Word vectors are the vector representation of words so that computers can fathom what we are saying and to group them with other words. The reason it does this is to make the data more manageable and is similar way search engines in the past handled image data.
Learning how software like Tensorflow works is now an essential part of anyone in an SEO role. They’ll need to look at of the core factors that software that Tensorflow looks at, such as:
- Stop words that are the filler of our language such as “a”, “is”, “are” and “the”. When extracting from the corpus, the traditional algorithms would not have processed these words as it assumed that they did not have any weight or value because it was too complicated for the machine to contextualise. But with ML this is no longer the case as they can attribute the intent of the user based on stop words.
- One of the ways word vectors work within the algorithm is through a process called Syntactic Dependencies.
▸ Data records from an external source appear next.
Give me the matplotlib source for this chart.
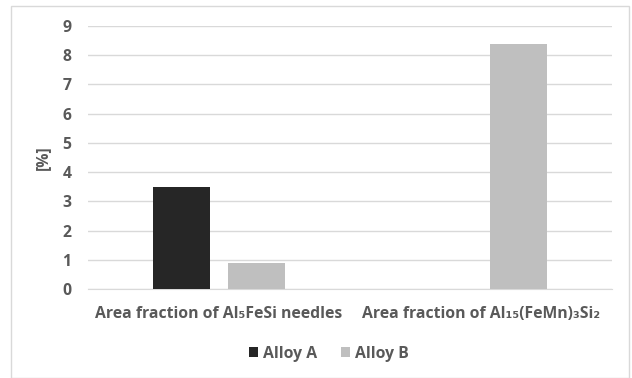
import numpy as np
import matplotlib
matplotlib.use("Agg")
import matplotlib.pyplot as plt
from matplotlib.patches import Rectangle

plt.rcParams['font.family'] = ['Open Sans', 'DejaVu Sans']
plt.rcParams['font.weight'] = 'bold'

categories = ["Area fraction of Al\u2085FeSi needles", "Area fraction of Al\u2081\u2085(FeMn)\u2083Si\u2082"]
series_names = ["Alloy A", "Alloy B"]
alloy_a = [3.5, 0.0]
alloy_b = [0.9, 8.4]
colors = ["#262626", "#bfbfbf"]
text_color = "#595959"
fs = 11.3

fig = plt.figure(figsize=(6.32, 3.78), dpi=100)
fig.patches.append(Rectangle((11 / 632, 0), 618 / 632, 1 - 6 / 378, transform=fig.transFigure,
                             fill=False, edgecolor="#d9d9d9", linewidth=1))
ax = fig.add_axes([88 / 632, 1 - 289 / 378, 524 / 632, 263 / 378])

x = np.arange(len(categories))
w = 0.221
off = 0.143
ax.bar(x - off, alloy_a, w, color=colors[0], label=series_names[0], zorder=3)
ax.bar(x + off, alloy_b, w, color=colors[1], label=series_names[1], zorder=3)

ax.set_xlim(-0.5, 1.5)
ax.set_ylim(0, 9)
ax.set_yticks(range(0, 10))
ax.yaxis.grid(True, color="#d9d9d9", linewidth=1)
ax.set_axisbelow(True)
for s in ax.spines.values():
    s.set_visible(False)
ax.spines['bottom'].set_visible(True)
ax.spines['bottom'].set_color("#d9d9d9")
ax.tick_params(length=0, colors=text_color, labelsize=fs)
ax.tick_params(axis='y', pad=12)
ax.tick_params(axis='x', pad=12)
ax.set_xticks(x)
ax.set_xticklabels(categories, fontweight='bold')
for t in ax.get_yticklabels():
    t.set_fontweight('bold')
ax.set_ylabel("[%]", color=text_color, fontsize=fs, labelpad=8, fontweight='bold')

leg = fig.legend(loc="center", bbox_to_anchor=(0.52, 1 - 354 / 378), ncol=2, frameon=False,
                 handlelength=0.6, handleheight=0.6, handletextpad=0.3, columnspacing=1.5,
                 prop={'size': fs, 'weight': 'bold'})
for t in leg.get_texts():
    t.set_color(text_color)

fig.savefig("out.png", dpi=100)
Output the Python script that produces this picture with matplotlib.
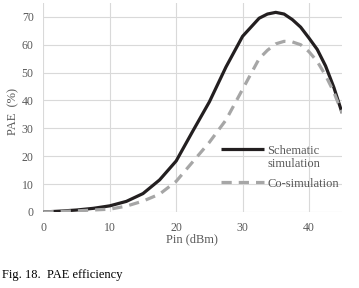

This means, once it’s chopped up a sentence and found out what the words mean, it then sees the context of the words in relation to each other in accordance with the grammar.
- Latent Semantic Indexing is something that SEO’ers should be doing already albeit more manually, which is to look for synonyms for keywords but also other words relating to that content. ML software uses a denser quantitative approach with processing massive data-sets at a faster rate. This makes the bots smarter at filtering out keyword-stuffing.
TensorFlow is not only a platform for developing ML, but there is also another form of machine learning that most SEO experts will think has nothing to do with search engines, this is called Deep Learning.
What is Deep Learning
Neural networks are at the core of Deep Learning (DL), emulating the human cognitive process which is how the brain processes information. Google is on the forefront of this breakthrough that is DL within AI and ML. In 2014, Google bought the company DeepMind which developed AlphaGo which was able to beat the world champion of the traditional Chinese board game Go. A feat that was thought impossible due to the sheer unthinkable complexities with the outcome of each move. But, why would Google (a search engine) be interested in emulating the human brain?
Here are a few ways it’s applied already:
- Image recognition. Google used a DL process to categorise better and classify images to give users better search results. In turn doing the job of the alt tag which shortly may become obsolete.
- Google Assistant runs on a DL platform called Google Neural Machine Translation and is key to understanding natural language.
- Our viewing habits are under constant scrutiny in YouTube with Google using Deep Neural Networks to provide better recommendations. Google released an open publication in 2016 of how this works which can be seen here.
Before you bow down to our robot overlords, there are downsides. For instance, last week one of Google’s ML API’s graded ethnic minorities as unfavourable – proving that although the machine is a bastion of impartiality, the data it mines from the internet is somewhat dirty and bias. Concerns range from how will the algorithms parse this bias data or with Google’s obsession with catering the web for the user. Will users see their own biases reflected in the SERP?
As already mentioned, we need to be self-aware that more of our daily activities are being regulated and monitored by machines which are learning from our habits to become “more human than human”. But don’t start wearing a tin foil hat, positives from an SEO perspective are that this is reinforcing what content should be about and the reason ML has been implemented within the search. It shouldn’t be poor-quality keyword-stuffed robot bait and it should be written in a natural language with a clear audience in mind.